Robert Byrd (D., W.Va.), the Senate Appropriations Committee ranking member and former chairman, still manages well despite being in the minority party. West Virginia's rank in the bill is seventh. "It's pretty much a dead heat between the two parties" as to who gets the most money from earmarks, says Keith Ashdown, vice president of policy and communications at Taxpayers for Common Sense.

Ask the politicians about the pork they're getting, and many just shrug. Senator Grassley has conceded that $50 million for the Iowa rain-forest project is "not a spit in the ocean." But he added, "if this money wasn't spent in Iowa, would it be spent in West Virginia or Alaska because they have powerful Senators on the Appropriations Committee? I'm kind of embarrassed [when] I end up helping other states, but I don't help my own state." Grassley went on to praise the rain-forest project as an educational resource and job creator. His colleague Senator McCain is pushing a rule change that would shine a spotlight on earmarks. Co-sponsored by Sen. Russ Feingold (D., Wis.), the measure would allow every Senator to object to a specific item of pork and, if it is not approved by at least 60 members, yank it from the bill. "We need to change the way we do business," McCain says. "If I sound angry and upset, it is because the people I represent are angry and upset."
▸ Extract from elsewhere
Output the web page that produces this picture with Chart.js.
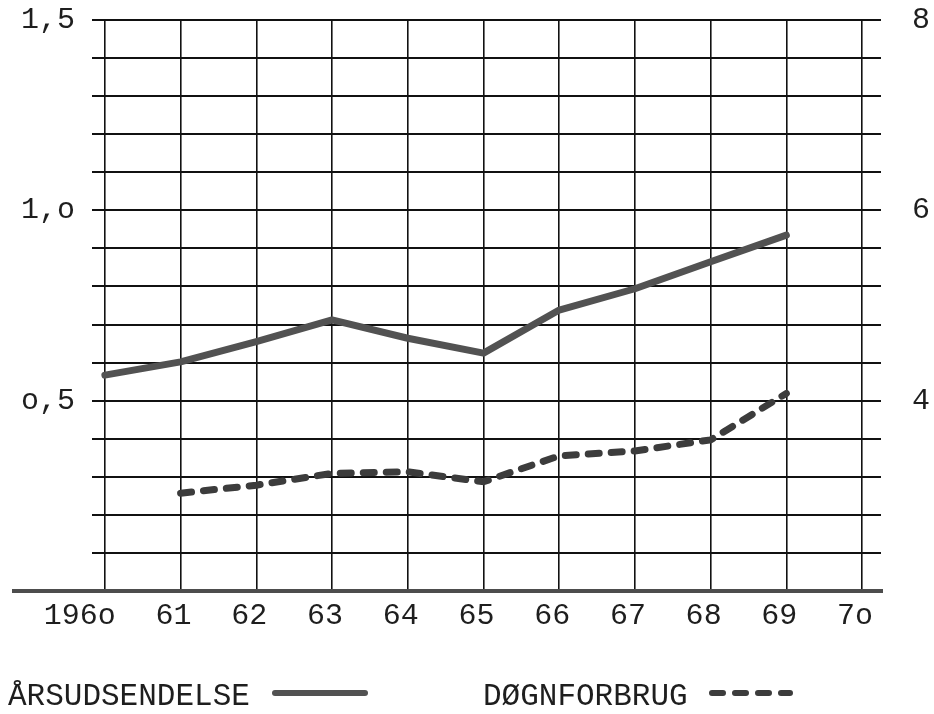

Jeff Flake has come up with his own answer: He refuses to request earmarks for his district. "Most of my constituents understand," he says. "They're sick of this spending spree."

Others on Capitol Hill might get on board if they attend a seminar on the federal budget at the University of Akron in Ohio titled "Exercise in Hard Choices." They have reason to show up -- after all, they earmarked $500,000 for it in the Omnibus Bill.